Complaisance et manichéisme
En lieu et place, on assiste abasourdis et choqués à une succession de meurtres sordides que le réalisateur ne se résout pas à filmer hors-champ, retombant à chaque fois dans le panneau de la frontalité complaisante et voyeuriste. Face à la progression constante dans l'horreur et l'abjection nauséabondes, le spectateur espère une réaction de Jamie ou l'intervention d'un élément extérieur qui mette un coup d'arrêt à cette débauche de violence. Le réalisateur ne s'intéresse pas à la future enquête et opte de facto pour le filmage de l'activité du serial killer. Un choix qui pose, une fois encore, la question récurrente de la place du spectateur face à un tel dispositif et de la manière avec laquelle filmer le mal puisque c'est bien cette volonté - comprendre le mal - qui est à l'origine du projet de Justin Kurzel et de son scénariste Shaun Grant. Â cette question essentielle, le film n'apporte pas de véritable point de vue, enfermant les personnages dans une caractérisation sans nuance. S'il peut être question effectivement de déterminisme social, soulignons que Animal Kingdom appréhendait la problématique avec davantage de subtilité.

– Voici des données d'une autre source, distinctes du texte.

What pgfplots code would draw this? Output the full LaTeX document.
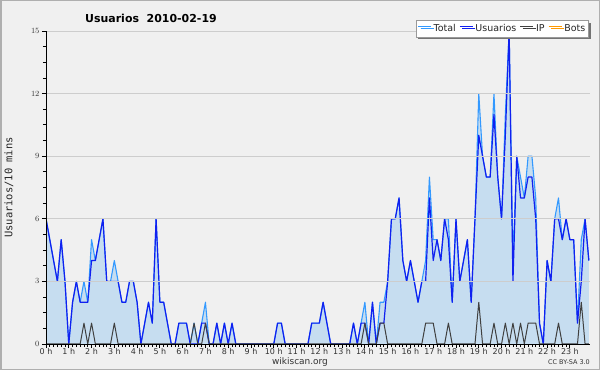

Le problème justement avec le mal, c'est qu'il est inexplicable, sans quoi la conscience de ses origines impliquerait son éradication. Difficile dès lors d'échapper à la mise en scène de ses manifestations (harcèlement, torture physique comme mentale, crimes,...) ou ses conséquences (la ruine psychologique d'une mère dans We Need To Talk About Kevin) mais, pour que cela marche, il faut avoir un sacré talent et proposer une vision qui parvienne à se détacher de l'overdose d'images nauséeuses qui, malheureusement, peuvent très vite s'avérer sans limite. L'ennui avec Les Crimes de Snowtown, c'est qu'on est à la fois au cœur de l'épouvante et en marge des enjeux réels qui poussent des individus cabossés par la vie à accepter, sinon encourager, les pires exactions, comme si le réalisateur peut-être tétanisé par la monstruosité de son sujet échouait à fouiller plus profond dans l'âme dévastée et pourrie de ses personnages. Autrement dit, un thème passionnant mal ou pas du tout traité.